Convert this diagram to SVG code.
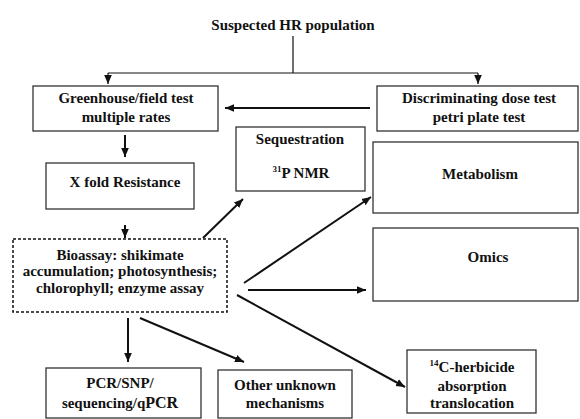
<svg xmlns="http://www.w3.org/2000/svg" width="580" height="419" viewBox="0 0 580 419">
<style>
text{font-family:"Liberation Serif","Times New Roman",serif;font-weight:bold;font-size:15px;fill:#111;text-anchor:middle}
.box{fill:#fff;stroke:#333;stroke-width:1.3}
.dash{fill:#fff;stroke:#111;stroke-width:1.5;stroke-dasharray:3 2}
.thin{fill:none;stroke:#111;stroke-width:1.2}
.arr{fill:none;stroke:#111;stroke-width:2;marker-end:url(#ah)}
.arrt{fill:none;stroke:#111;stroke-width:1.2;marker-end:url(#ah)}
.sup{font-size:9px}
</style>
<defs>
<marker id="ah" markerUnits="userSpaceOnUse" markerWidth="10" markerHeight="10" viewBox="0 0 10 10" refX="9" refY="5" orient="auto">
<path d="M0,1.2 L9,5 L0,8.8 Z" fill="#111"/>
</marker>
</defs>
<g id="title"><text x="293" y="30">Suspected HR population</text></g>
<g id="greenhouse"><rect class="box" x="33" y="86" width="185" height="45"/><text x="126" y="103">Greenhouse/field test</text><text x="126" y="122">multiple rates</text></g>
<g id="discriminating"><rect class="box" x="377" y="86" width="201" height="45"/><text x="479" y="103">Discriminating dose test</text><text x="479" y="122">petri plate test</text></g>
<g id="sequestration"><rect class="box" x="236" y="127" width="129" height="64"/><text x="300" y="144">Sequestration</text><text x="301" y="178"><tspan class="sup" dy="-6">31</tspan><tspan dy="6">P NMR</tspan></text></g>
<g id="xfold"><rect class="box" x="46" y="163" width="148" height="46"/><text x="125" y="187">X fold Resistance</text></g>
<g id="metabolism"><rect class="box" x="373" y="142" width="205" height="71"/><text x="480" y="179">Metabolism</text></g>
<g id="omics"><rect class="box" x="373" y="228" width="205" height="73"/><text x="488" y="262">Omics</text></g>
<g id="bioassay"><rect class="dash" x="13" y="239" width="214" height="73"/><text x="120" y="260">Bioassay: shikimate</text><text x="120" y="276">accumulation; photosynthesis;</text><text x="120" y="293">chlorophyll; enzyme assay</text></g>
<g id="pcr"><rect class="box" x="46" y="368" width="155" height="50"/><text x="120" y="388">PCR/SNP/</text><text x="120" y="408">sequencing/q<tspan font-size="16">PCR</tspan></text></g>
<g id="other"><rect class="box" x="218" y="370" width="134" height="48"/><text x="285" y="390">Other unknown</text><text x="285" y="408">mechanisms</text></g>
<g id="c14"><rect class="box" x="407" y="350" width="129" height="63"/><text x="472" y="372"><tspan class="sup" dy="-6">14</tspan><tspan dy="6">C-herbicide</tspan></text><text x="472" y="391">absorption</text><text x="472" y="408">translocation</text></g>
<g id="connectors">
<path class="thin" d="M293,36 V73 M108,73 H478"/>
<path class="arrt" d="M108,73 V84"/>
<path class="arrt" d="M478,73 V84"/>
<path class="arr" d="M370,108 H225"/>
<path class="arr" d="M125,135 V157"/>
<path class="arr" d="M125,225 V238"/>
<path class="arr" d="M203,238 L243,199"/>
<path class="arr" d="M244,283 L371,197"/>
<path class="arr" d="M248,290 H366"/>
<path class="arr" d="M237,295 L405,387"/>
<path class="arr" d="M128,318 V362"/>
<path class="arr" d="M140,318 L244,362"/>
</g>
</svg>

======

Your task is to reproduce all of the material exactly. The pictures stay out.

Result below:
Convert this diagram to SVG code.
<svg xmlns="http://www.w3.org/2000/svg" width="580" height="419" viewBox="0 0 580 419">
<style>
text{font-family:"Liberation Serif","Times New Roman",serif;font-weight:bold;font-size:15px;fill:#111;text-anchor:middle}
.box{fill:#fff;stroke:#333;stroke-width:1.3}
.dash{fill:#fff;stroke:#111;stroke-width:1.5;stroke-dasharray:3 2}
.thin{fill:none;stroke:#111;stroke-width:1.2}
.arr{fill:none;stroke:#111;stroke-width:2;marker-end:url(#ah)}
.arrt{fill:none;stroke:#111;stroke-width:1.2;marker-end:url(#ah)}
.sup{font-size:9px}
</style>
<defs>
<marker id="ah" markerUnits="userSpaceOnUse" markerWidth="10" markerHeight="10" viewBox="0 0 10 10" refX="9" refY="5" orient="auto">
<path d="M0,1.2 L9,5 L0,8.8 Z" fill="#111"/>
</marker>
</defs>
<g id="title"><text x="293" y="30">Suspected HR population</text></g>
<g id="greenhouse"><rect class="box" x="33" y="86" width="185" height="45"/><text x="126" y="103">Greenhouse/field test</text><text x="126" y="122">multiple rates</text></g>
<g id="discriminating"><rect class="box" x="377" y="86" width="201" height="45"/><text x="479" y="103">Discriminating dose test</text><text x="479" y="122">petri plate test</text></g>
<g id="sequestration"><rect class="box" x="236" y="127" width="129" height="64"/><text x="300" y="144">Sequestration</text><text x="301" y="178"><tspan class="sup" dy="-6">31</tspan><tspan dy="6">P NMR</tspan></text></g>
<g id="xfold"><rect class="box" x="46" y="163" width="148" height="46"/><text x="125" y="187">X fold Resistance</text></g>
<g id="metabolism"><rect class="box" x="373" y="142" width="205" height="71"/><text x="480" y="179">Metabolism</text></g>
<g id="omics"><rect class="box" x="373" y="228" width="205" height="73"/><text x="488" y="262">Omics</text></g>
<g id="bioassay"><rect class="dash" x="13" y="239" width="214" height="73"/><text x="120" y="260">Bioassay: shikimate</text><text x="120" y="276">accumulation; photosynthesis;</text><text x="120" y="293">chlorophyll; enzyme assay</text></g>
<g id="pcr"><rect class="box" x="46" y="368" width="155" height="50"/><text x="120" y="388">PCR/SNP/</text><text x="120" y="408">sequencing/q<tspan font-size="16">PCR</tspan></text></g>
<g id="other"><rect class="box" x="218" y="370" width="134" height="48"/><text x="285" y="390">Other unknown</text><text x="285" y="408">mechanisms</text></g>
<g id="c14"><rect class="box" x="407" y="350" width="129" height="63"/><text x="472" y="372"><tspan class="sup" dy="-6">14</tspan><tspan dy="6">C-herbicide</tspan></text><text x="472" y="391">absorption</text><text x="472" y="408">translocation</text></g>
<g id="connectors">
<path class="thin" d="M293,36 V73 M108,73 H478"/>
<path class="arrt" d="M108,73 V84"/>
<path class="arrt" d="M478,73 V84"/>
<path class="arr" d="M370,108 H225"/>
<path class="arr" d="M125,135 V157"/>
<path class="arr" d="M125,225 V238"/>
<path class="arr" d="M203,238 L243,199"/>
<path class="arr" d="M244,283 L371,197"/>
<path class="arr" d="M248,290 H366"/>
<path class="arr" d="M237,295 L405,387"/>
<path class="arr" d="M128,318 V362"/>
<path class="arr" d="M140,318 L244,362"/>
</g>
</svg>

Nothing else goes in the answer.